Port et pétrole

Karine Gagnon, Journal de Québec, publié le 11 juin 2015

Le Port de Québec nous a habitués, ces dernières années, à de mauvaises surprises et à la loi de l’Omerta. Pourquoi lui ferait-on confiance lorsque son pdg écarte toute possibilité de terminal pétrolier en lien avec l’agrandissement de ses installations?

C’est la question très légitime que se pose l’opposition à l’hôtel de ville de Québec, qui a rencontré les médias mercredi pour réclamer que le port soit soumis au BAPE. Inquiets, le chef Paul Shoiry et les conseillers Anne Guérette et Yvon Bussières voulaient faire le point sur la «relation préoccupante que la Ville entretient avec le Port de Québec».

Le chef Paul Shoiry s’inquiète de voir que le port faisait clairement référence au pétrole dans le plan initial de son projet de 500 M$, qui prévoit l’agrandissement de ses quais et l’aménagement d’une plage et d’un bassin pour la baignade.

L’opposition a parlé à des gens de l’industrie, qui lui ont affirmé qu’un duc-d’Albe servait nécessairement pour le pétrole. Plusieurs médias, dont Le Devoir, ont en effet relevé, ces derniers mois, les passages suivants dans une présentation écrite du projet par le port: «Avantage hautement stratégique, le duc-d’Albe offrira une solution compétitive pour le Port de Québec afin de devenir un point de sortie pour les exportations de produits pétroliers canadiens.»

Plus loin, on pouvait lire aussi que les nouvelles installations portuaires «consolideront la capacité canadienne d’exportation».

Consultations prévues

Étrangement, ces lignes ont disparu de la présentation du projet depuis, comme toute référence au pétrole. Le port a également fait une mise au point écartant toute possibilité d’accueillir un terminal pétrolier. Le projet a été scindé en deux phases, a expliqué Mario Girard, pdg, et seule la première a été présentée au fédéral.
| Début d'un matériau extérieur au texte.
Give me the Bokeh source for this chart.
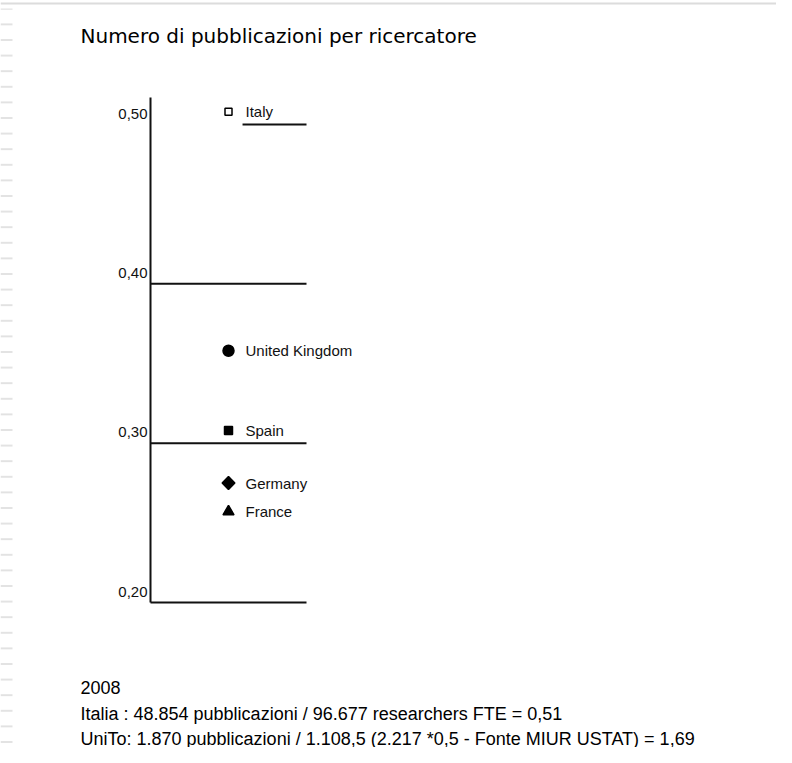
import math
from bokeh.plotting import figure
from bokeh.models import ColumnDataSource, Range1d, Label
from bokeh.core.properties import value
from bokeh.embed import file_html
from bokeh.resources import INLINE

# ---------------- data ----------------
TITLE = "Numero di pubblicazioni per ricercatore"
countries = ["Italy", "United Kingdom", "Spain", "Germany", "France"]
pubs_per_researcher = [0.508, 0.358, 0.308, 0.275, 0.257]
tick_values = [0.2, 0.3, 0.4, 0.5]
tick_labels = ["0,20", "0,30", "0,40", "0,50"]
notes = [
    "2008",
    "Italia : 48.854 pubblicazioni / 96.677 researchers FTE = 0,51",
    "UniTo: 1.870 pubblicazioni / 1.108,5 (2.217 *0,5 - Fonte MIUR USTAT) = 1,69",
]

# ---------------- layout / styles ----------------
marker_types = ["square", "circle", "square", "square", "triangle"]
marker_sizes = [7, 11, 8, 9, 11]
marker_angles = [0, 0, 0, math.pi / 4, 0]
marker_fill = ["white", "black", "black", "black", "black"]

W, H = 776, 747
PX_X = 156.0        # pixels per x unit (the single category slot is [-0.5, 0.5])
PX_Y = 1593.3       # pixels per y unit
AXIS_LEFT_PX = 150  # pixel position of the value axis
Y02_PX = 602        # pixel position of value 0.20
X_LO = -0.5 - AXIS_LEFT_PX / PX_X
X_HI = X_LO + W / PX_X
Y_LO = 0.2 - (H - Y02_PX) / PX_Y
Y_HI = Y_LO + H / PX_Y
AXIS_TOP = 0.517
LABEL_SHIFT = 11 / PX_Y
SLOT_L, SLOT_R = -0.5, 0.5
TOP_LINE_START = 0.09
INK = "#111111"

p = figure(width=W, height=H, output_backend="svg", toolbar_location=None,
           x_range=Range1d(X_LO, X_HI), y_range=Range1d(Y_LO, Y_HI),
           x_axis_location=None, y_axis_location=None,
           min_border=0, background_fill_color="white", border_fill_color="white")
p.outline_line_color = None
p.grid.visible = False

# slide decoration: thin top rule and striped left edge
p.quad(left=[X_LO], right=[X_HI], top=[Y_HI - 2 / PX_Y], bottom=[Y_HI - 4 / PX_Y],
       fill_color="#dcdcdc", line_color=None)
p.quad(left=[X_LO], right=[X_LO + 12 / PX_X], top=[Y_HI - 8 / PX_Y], bottom=[Y_LO],
       fill_color=None, line_color=None, hatch_pattern="horizontal_line",
       hatch_color="#dadada", hatch_scale=15.6, hatch_weight=1.5)

# value axis line
p.segment(x0=[SLOT_L], x1=[SLOT_L], y0=[min(tick_values)], y1=[AXIS_TOP],
          line_color=INK, line_width=2)

# reference lines
full = [v for v in tick_values if v < max(tick_values)]
p.segment(x0=[SLOT_L] * len(full), x1=[SLOT_R] * len(full), y0=full, y1=full,
          line_color=INK, line_width=2)
top = [max(tick_values)]
p.segment(x0=[TOP_LINE_START], x1=[SLOT_R], y0=top, y1=top,
          line_color=INK, line_width=2)

# tick labels, just above each reference line, right-aligned to the axis
p.text(x=[SLOT_L] * len(tick_values), y=[v + LABEL_SHIFT for v in tick_values],
       text=tick_labels, x_offset=-3, text_align="right", text_baseline="middle",
       text_font=value("Liberation Sans"), text_font_size="15px", text_color=INK)

src = ColumnDataSource(dict(
    x=[0] * len(countries), y=pubs_per_researcher, country=countries,
    marker=marker_types, size=marker_sizes, angle=marker_angles, fill=marker_fill))

p.scatter(x="x", y="y", marker="marker", size="size", angle="angle",
          fill_color="fill", line_color="black", line_width=1.5, source=src)

p.text(x="x", y="y", text="country", source=src, x_offset=17,
       text_baseline="middle", text_font=value("Liberation Sans"),
       text_font_size="15px", text_color=INK)

p.add_layout(Label(x=80, y=35, x_units="canvas", y_units="canvas", text=TITLE,
                   text_baseline="middle", text_font="DejaVu Sans",
                   text_font_size="20px", text_color="black"))

note_y = [687, 713, 738]
for t, yy in zip(notes, note_y):
    p.add_layout(Label(x=80, y=yy, x_units="canvas", y_units="canvas", text=t,
                       text_baseline="middle", text_font="Liberation Sans",
                       text_font_size="18px", text_color="black"))

open("out.html", "w").write(file_html(p, INLINE))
La deuxième phase comprend la construction d’un duc-d’Albe, système de pipelines sous-marins qui évite aux navires d’accoster en les approvisionnant en vrac liquide. Il n’y a toutefois pas d’échéancier pour cette phase.
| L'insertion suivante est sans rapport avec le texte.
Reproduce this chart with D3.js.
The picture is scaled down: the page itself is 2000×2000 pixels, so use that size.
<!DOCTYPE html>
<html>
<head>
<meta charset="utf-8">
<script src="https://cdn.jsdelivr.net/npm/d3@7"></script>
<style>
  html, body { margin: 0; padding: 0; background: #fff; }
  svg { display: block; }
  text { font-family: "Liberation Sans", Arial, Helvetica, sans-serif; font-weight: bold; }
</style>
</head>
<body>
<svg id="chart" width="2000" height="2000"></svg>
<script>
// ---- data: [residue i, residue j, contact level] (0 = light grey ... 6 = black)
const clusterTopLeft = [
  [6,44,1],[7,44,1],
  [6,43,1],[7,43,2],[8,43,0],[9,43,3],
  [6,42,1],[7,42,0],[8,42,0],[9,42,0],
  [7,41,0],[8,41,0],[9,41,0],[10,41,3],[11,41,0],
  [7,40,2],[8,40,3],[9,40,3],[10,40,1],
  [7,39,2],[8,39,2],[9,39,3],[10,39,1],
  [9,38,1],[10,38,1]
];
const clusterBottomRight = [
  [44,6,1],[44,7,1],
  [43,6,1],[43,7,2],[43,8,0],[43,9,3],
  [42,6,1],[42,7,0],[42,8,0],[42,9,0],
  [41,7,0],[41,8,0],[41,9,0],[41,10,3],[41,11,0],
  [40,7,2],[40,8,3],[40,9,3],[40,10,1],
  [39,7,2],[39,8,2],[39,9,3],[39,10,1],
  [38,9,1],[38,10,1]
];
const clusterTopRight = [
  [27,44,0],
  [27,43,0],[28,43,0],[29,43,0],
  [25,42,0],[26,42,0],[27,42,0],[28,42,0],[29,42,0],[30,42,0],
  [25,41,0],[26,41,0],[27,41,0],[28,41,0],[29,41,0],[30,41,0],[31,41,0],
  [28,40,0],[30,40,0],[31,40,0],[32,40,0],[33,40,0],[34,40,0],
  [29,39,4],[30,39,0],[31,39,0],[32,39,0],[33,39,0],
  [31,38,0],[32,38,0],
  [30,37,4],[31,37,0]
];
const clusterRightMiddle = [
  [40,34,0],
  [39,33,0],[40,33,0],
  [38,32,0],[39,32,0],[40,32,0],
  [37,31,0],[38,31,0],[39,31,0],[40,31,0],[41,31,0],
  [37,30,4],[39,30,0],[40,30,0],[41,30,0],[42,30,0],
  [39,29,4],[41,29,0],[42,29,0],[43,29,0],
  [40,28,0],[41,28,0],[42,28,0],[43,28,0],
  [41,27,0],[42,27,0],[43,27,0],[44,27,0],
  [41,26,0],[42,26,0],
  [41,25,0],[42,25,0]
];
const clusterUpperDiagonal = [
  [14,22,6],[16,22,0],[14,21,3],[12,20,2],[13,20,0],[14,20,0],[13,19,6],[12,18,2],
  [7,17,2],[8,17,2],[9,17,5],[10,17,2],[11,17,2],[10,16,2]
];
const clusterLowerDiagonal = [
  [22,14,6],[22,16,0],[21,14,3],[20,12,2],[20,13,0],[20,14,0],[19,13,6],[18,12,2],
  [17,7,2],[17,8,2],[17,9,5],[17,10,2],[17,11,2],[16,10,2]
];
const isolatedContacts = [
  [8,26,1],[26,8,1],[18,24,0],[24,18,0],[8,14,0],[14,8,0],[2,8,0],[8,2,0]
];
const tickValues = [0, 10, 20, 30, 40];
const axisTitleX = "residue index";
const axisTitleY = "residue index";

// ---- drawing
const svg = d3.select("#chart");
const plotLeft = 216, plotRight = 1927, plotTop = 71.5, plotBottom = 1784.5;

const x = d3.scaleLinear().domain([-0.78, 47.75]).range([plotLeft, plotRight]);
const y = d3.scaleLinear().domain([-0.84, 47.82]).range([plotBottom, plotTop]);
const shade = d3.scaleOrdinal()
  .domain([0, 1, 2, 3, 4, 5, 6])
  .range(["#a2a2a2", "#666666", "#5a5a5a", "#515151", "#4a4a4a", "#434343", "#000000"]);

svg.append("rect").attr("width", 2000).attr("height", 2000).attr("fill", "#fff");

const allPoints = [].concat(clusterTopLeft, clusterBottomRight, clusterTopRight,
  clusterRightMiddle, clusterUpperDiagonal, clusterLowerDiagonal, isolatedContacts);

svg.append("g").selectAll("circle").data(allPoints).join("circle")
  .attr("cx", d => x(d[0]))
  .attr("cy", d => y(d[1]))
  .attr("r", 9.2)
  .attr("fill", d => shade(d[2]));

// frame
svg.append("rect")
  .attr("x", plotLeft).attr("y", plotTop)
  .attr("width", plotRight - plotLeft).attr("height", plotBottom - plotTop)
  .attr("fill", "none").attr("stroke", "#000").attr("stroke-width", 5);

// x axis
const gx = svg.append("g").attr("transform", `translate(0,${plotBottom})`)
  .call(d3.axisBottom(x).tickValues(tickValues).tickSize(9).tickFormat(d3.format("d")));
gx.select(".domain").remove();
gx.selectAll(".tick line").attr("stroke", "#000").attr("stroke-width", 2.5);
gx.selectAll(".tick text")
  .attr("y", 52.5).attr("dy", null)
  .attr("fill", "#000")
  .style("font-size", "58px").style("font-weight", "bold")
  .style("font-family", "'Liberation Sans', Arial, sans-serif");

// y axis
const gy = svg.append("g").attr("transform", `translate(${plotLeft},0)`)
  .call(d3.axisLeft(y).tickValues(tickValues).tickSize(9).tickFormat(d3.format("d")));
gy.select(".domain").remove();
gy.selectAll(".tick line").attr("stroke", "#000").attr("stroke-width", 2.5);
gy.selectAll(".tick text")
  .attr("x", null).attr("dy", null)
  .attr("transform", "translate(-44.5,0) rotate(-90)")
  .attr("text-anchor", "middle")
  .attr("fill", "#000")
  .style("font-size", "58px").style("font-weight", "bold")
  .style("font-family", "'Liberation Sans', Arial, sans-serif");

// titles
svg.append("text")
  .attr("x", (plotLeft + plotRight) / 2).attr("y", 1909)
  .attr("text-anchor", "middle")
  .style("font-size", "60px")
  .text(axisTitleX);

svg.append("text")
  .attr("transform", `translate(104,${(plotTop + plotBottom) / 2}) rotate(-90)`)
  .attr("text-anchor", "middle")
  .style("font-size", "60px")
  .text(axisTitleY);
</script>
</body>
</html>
Le Port se défend en affirmant que son nouveau projet de terminal sera soumis aussi à la consultation publique. Mario Girard l’avait d’ailleurs évoqué lors de sa présentation à l’hôtel de ville, il y a deux semaines, dans le cadre des demandes de la région en prévision de la campagne électorale fédérale.

Neutre?

Doit-on vraiment être rassuré de savoir que le port va lui-même mener des consultations? Il fera quoi des préoccupations et des résultats? Peut-il vraiment être neutre alors qu’il s’agit de son propre projet?

L’opposition n’est pas seule à s’inquiéter des pouvoirs du Port. Lors de sa plus récente visite, le chef du NDP Thomas Mulcair lui avait reproché de ne pas respecter son environnement.

La meilleure façon de s’assurer que le Port se conforme aux lois provinciales et à la réglementation municipale apparaît être celle de soumettre son projet au BAPE. L’organisme détient l’expertise et les compétences et est respecté par la population.